◆ Problem description
Without the pictures, set down every line of the data exactly.

◆ Collected data
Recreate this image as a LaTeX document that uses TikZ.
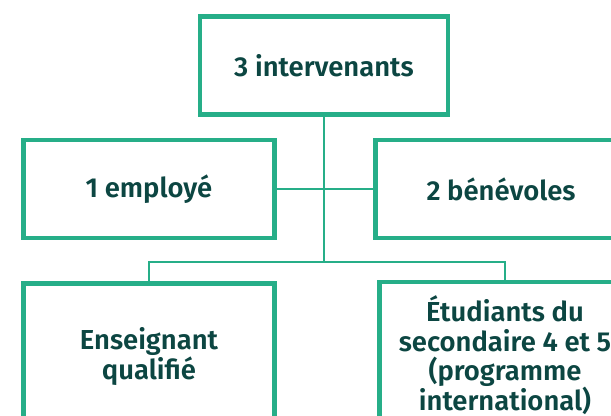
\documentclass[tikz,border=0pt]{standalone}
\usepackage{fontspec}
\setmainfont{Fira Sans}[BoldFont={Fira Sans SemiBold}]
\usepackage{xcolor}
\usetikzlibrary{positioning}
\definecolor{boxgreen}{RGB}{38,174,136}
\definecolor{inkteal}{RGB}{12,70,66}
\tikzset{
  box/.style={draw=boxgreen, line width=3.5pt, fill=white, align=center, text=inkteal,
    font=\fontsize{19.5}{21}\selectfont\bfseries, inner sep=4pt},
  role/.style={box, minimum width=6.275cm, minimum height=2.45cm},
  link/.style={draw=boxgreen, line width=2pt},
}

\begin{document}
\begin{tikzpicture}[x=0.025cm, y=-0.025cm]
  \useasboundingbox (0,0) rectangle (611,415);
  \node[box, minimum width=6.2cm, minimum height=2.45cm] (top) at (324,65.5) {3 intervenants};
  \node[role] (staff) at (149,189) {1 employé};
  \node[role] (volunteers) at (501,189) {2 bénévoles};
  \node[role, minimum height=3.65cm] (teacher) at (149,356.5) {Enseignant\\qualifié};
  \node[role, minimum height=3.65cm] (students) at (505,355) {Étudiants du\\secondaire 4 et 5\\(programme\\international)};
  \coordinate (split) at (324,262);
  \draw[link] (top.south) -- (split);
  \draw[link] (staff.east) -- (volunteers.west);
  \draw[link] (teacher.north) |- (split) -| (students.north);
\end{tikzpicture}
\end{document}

◆ Solution
Recreate this image as a LaTeX document that uses TikZ.
\documentclass[tikz,border=0pt]{standalone}
\usepackage{fontspec}
\setmainfont{Fira Sans}[BoldFont={Fira Sans SemiBold}]
\usepackage{xcolor}
\usetikzlibrary{positioning}
\definecolor{boxgreen}{RGB}{38,174,136}
\definecolor{inkteal}{RGB}{12,70,66}
\tikzset{
  box/.style={draw=boxgreen, line width=3.5pt, fill=white, align=center, text=inkteal,
    font=\fontsize{19.5}{21}\selectfont\bfseries, inner sep=4pt},
  role/.style={box, minimum width=6.275cm, minimum height=2.45cm},
  link/.style={draw=boxgreen, line width=2pt},
}

\begin{document}
\begin{tikzpicture}[x=0.025cm, y=-0.025cm]
  \useasboundingbox (0,0) rectangle (611,415);
  \node[box, minimum width=6.2cm, minimum height=2.45cm] (top) at (324,65.5) {3 intervenants};
  \node[role] (staff) at (149,189) {1 employé};
  \node[role] (volunteers) at (501,189) {2 bénévoles};
  \node[role, minimum height=3.65cm] (teacher) at (149,356.5) {Enseignant\\qualifié};
  \node[role, minimum height=3.65cm] (students) at (505,355) {Étudiants du\\secondaire 4 et 5\\(programme\\international)};
  \coordinate (split) at (324,262);
  \draw[link] (top.south) -- (split);
  \draw[link] (staff.east) -- (volunteers.west);
  \draw[link] (teacher.north) |- (split) -| (students.north);
\end{tikzpicture}
\end{document}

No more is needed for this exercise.